ビタミン C の発見競争では、セント=ジョルジと米国のキングが、醜い争いを起
こし、それが、後々まで長らく尾を引いて「不幸な結果」を招いた。。。
さて、科学者の世界では、極稀れにではあるが、「友好的なライバル」関係が長らく存
続し得る。 卑近な例を一つ、ここで紹介したい。 我が輩がNIHのコーン博士の研
究室にポスドクとして、勤務し始める前に、ハーバード大学医学部出身のトム=ポ
ラード (我が輩とほぼ同年) が、この研究室で、2、3年かけて、(土壌アメーバに
存在する) ミオシン研究に関して、極めてユニークな発見をした。 1。 前代未聞
の「単頭」ミオシンを発見、2。このミオシン (ATPase 1) のアクチンによる活性
化には、第3の蛋白が必須。 彼はこの時点でハーバードに戻り、インターンを終
えて、ジョンス=ホプキンス (JH) 大学医学部に助教授として就任。
筋肉で発見されていたミオシンは全て 「双頭」で、ミオシン分子2本が互いに絡
まっている。その上、(心筋の) 双頭ミオシン(ATPase 2) は、カルシュウム存在
下で、アクチンによって、容易に活性化を受ける。従って、トムは、この土壌ア
メーバ中に、「謎の蛋白」を発見したわけである。勿論、彼は、その後しばらく、
このアメーバを使って、謎解きを継続していたようである。 我が輩の研究テーマ
も、この謎解きに集中した。つまり、NIH と JH との間で、ミオシン ATPase 1
に関するいわゆる「デッドヒート」が展開しつつあった。。。
さて、驚くなかれ、実は、このアメーバには、双頭のミオシン(ATPase 2) も存在
することが、先ず (我が輩の手で) 判明した。しかし、ATPase 2のアクチンによ
る活性化には、「謎の蛋白」は必要なかった! 次に、判明したことは、アクチ
ンをゲル化する一連の蛋白 (Gel-actins) が存在することが判明した。 最後に、
"謎の蛋白の正体" が偶然、判明した。 実は、 NIHキャンパス内にある10号館に、血
小板のミオシン (ATPase 2) を研究しているグループがあった。 ハーバード出の
ボブ=アーデルシュタインのグループである。 彼らは1975年に、血小板のATPase
2のアクチンによる活性化には、特殊なキナーゼ (燐酸化酵素) が必須であること
を発見した! ミオシンは一般に、重鎖と軽鎖からなっているが、このキナーゼ
は軽鎖だけを燐酸化する。 しかしながら、このキナーゼはアメーバのATPase 1を
燐酸化しなかった。
その後、2年が経過したある週末の昼前、我が輩は、アメーバに "前代未聞のキナー
ゼ" を発見した! 何んと、ATPase 1 の重鎖だけを燐酸化するキナーゼであった。
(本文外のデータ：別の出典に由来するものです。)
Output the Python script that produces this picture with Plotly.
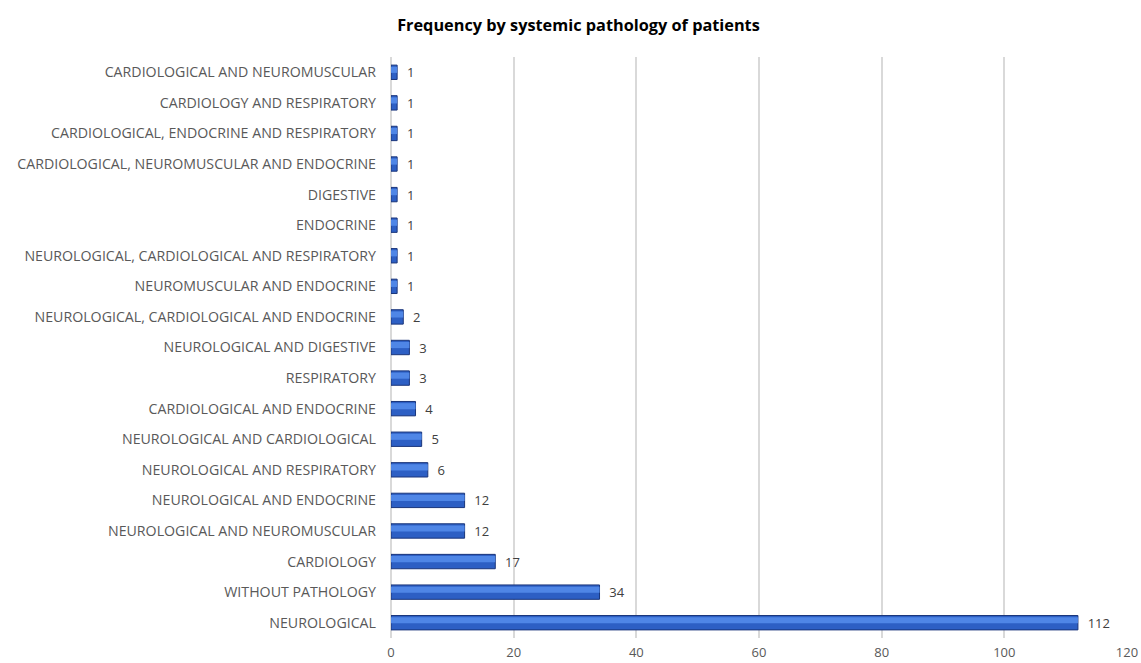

これが、それから17年後に、哺乳類にも発見される「PAK1」の前哨だった。 その
(世紀の) 発見を、偶々事務所にいたボスのコーンに報告すると、彼は早速電話で、(JHの)
トムにそれを知らせ、3人で「意外な発見」を互いに祝い合った。 以後、半世紀
近く、この3人 ("Myosin kinase" 三銃士、師弟) の間には、「友好的なライバル関係」が続いている。。コーン博士 (94歳) もトムも一時癌に苦しんだが、結局無事に克服し、"健康長寿"を楽しんでいる。。。
30年後 (2007年) には、我々の手で、(1) このキナーゼが我々の寿命を司っている
こと、及び (2) 市販のプロポリス (Bio 30) などが、それを見事に遮断することを発
見!
もし仮に、1932年のキング博士が、昔の弟子からビタミンCに関する報告を受け取っ
た時、素直に、セント=ジョルジに祝電を送っていたら、恐らく、1937年に、この
3人がノーベル賞を分かち合う結果になったかと、私は想像する。。。覆水、盆に帰らず!
米国では、競争を奨励する余り、ライバル同士がデータの盗み合いや、グラントを
獲得するために、相手の足を引っ張り合う、ケースが頻繁である。 我が輩はそう
いう (騎士道を心得ぬ) 風潮に飽き飽きして、結局、米国をあとにして、豪州に永住する決意をした。
トムは、我が輩同様、「ボストンマラソン」ランナーでもあるが、「騎士道を心得
る」数少ない米国人科学者である。。。